Outre la version de Pasolini, le Décaméron a été adapté, au moins partiellement, maintes fois au cinéma et à la télévision (y compris en teen movie). C’est au tour des frères Taviani (César doit mourir) de proposer leur approche de ce recueil de scandaleuses nouvelles écrit au XIVe siècle par Giovanni Boccaccio dit Boccace. Le principe originel de récits dans le récit est évidemment respecté. Fuyant la ville de Florence ravagée par la peste, des jeunes gens des deux sexes se réfugient dans une maison de la verdoyante campagne toscane, s’y organisent en communauté et, pour oublier la morosité des temps, décident que chaque jour des histoires seront contées à l’assemblée.

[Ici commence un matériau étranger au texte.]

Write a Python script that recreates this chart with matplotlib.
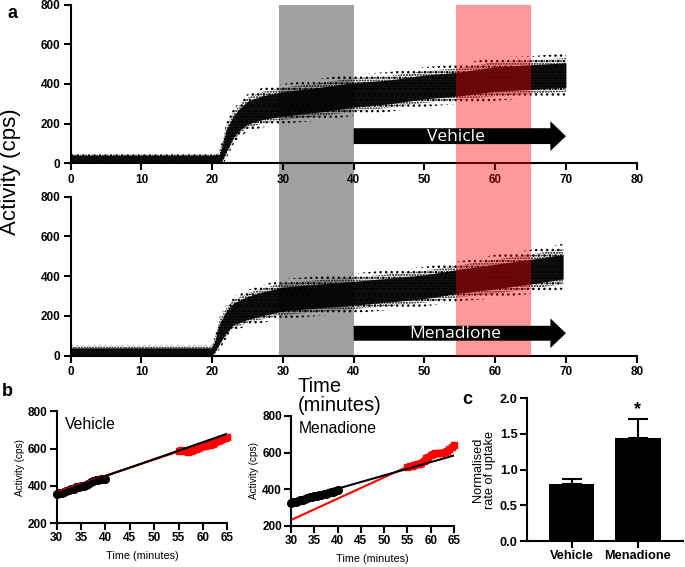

Du léger au grave, du bouffon au tragique, du courtois au licencieux, ces histoires font toutes preuve d’une capacité à l’entorse à la morale conservatrice, d’autant plus que la plupart sont des histoires d’amour – lesquelles maintiennent immanquablement en éveil les appétits de vie de l’auditoire. Cependant, au-delà du thème un peu trop évident et général de l’amour, tous ces récits – y compris celui qui amène les autres – sont animés par les tensions de dilemmes récurrents, de choix à faire encore et encore et qui caractérisent les conflits entre les désirs individuels et les épreuves communautaires (l’épidémie, l’ordre social…) : s’abandonner à la vie ou à la mort, maintenir ou rompre les liens entre les êtres, choisir ce qu’il faut sacrifier.
Le petit Boccace illustré
Le film des Taviani s’apparente à un catalogue partiel de ces cas de figure – un catalogue aux histoires assez édifiantes et bien tournées pour attirer l’attention, mais dont la formulation à l’écran ne paraît étrangement pas si concernée par les enjeux qu’elles posent. On entrevoit ce qui sous-tend les intrigues, dans la comédie ou dans le drame, mais on ne trouve dans les images qu’une illustration en deçà de ce potentiel, partagée entre le simple rendu de ce qui est filmé et l’obsession de son propre soin, d’où une tenue un peu raide de l’ensemble. Chaque plan semble chercher à la fois limpidité et rigueur, ce qui produit parfois des images d’une frontalité sidérante (comme cette chute suicidaire au début, choc garanti plus brutal que l’exposition des bubons de la peste), mais au moins autant d’autres empesées dans le soin ostensible appliqué à les rendre « bien faites » autant qu’évocatrices (d’où des effets à la maîtrise peu captivante, comme les fondus enchaînés). Un des symptômes les plus notables est la forte présence des gros plans de visages, des portraits où la mise en scène semble chercher l’expressivité des regards et des traits suivant l’objectif d’une limpidité parfaite. Mais la proximité de la caméra vis-à-vis des corps contrecarre à peine la froideur de l’approche, et dans cette insistance on voit surtout une fragilité, une crainte de perdre non pas la limpidité mais l’évidence de celle-ci – les visages dont la caméra ne tire à l’arrivée pas grand-chose ne seraient finalement que des signes extérieurs de l’intention des cinéastes. On accordera que cette crainte sourde apporte un peu d’âme à un ouvrage dont les lignes académiques ne font guère honneur à l’irrévérencieuse vigueur de l’œuvre de Boccace.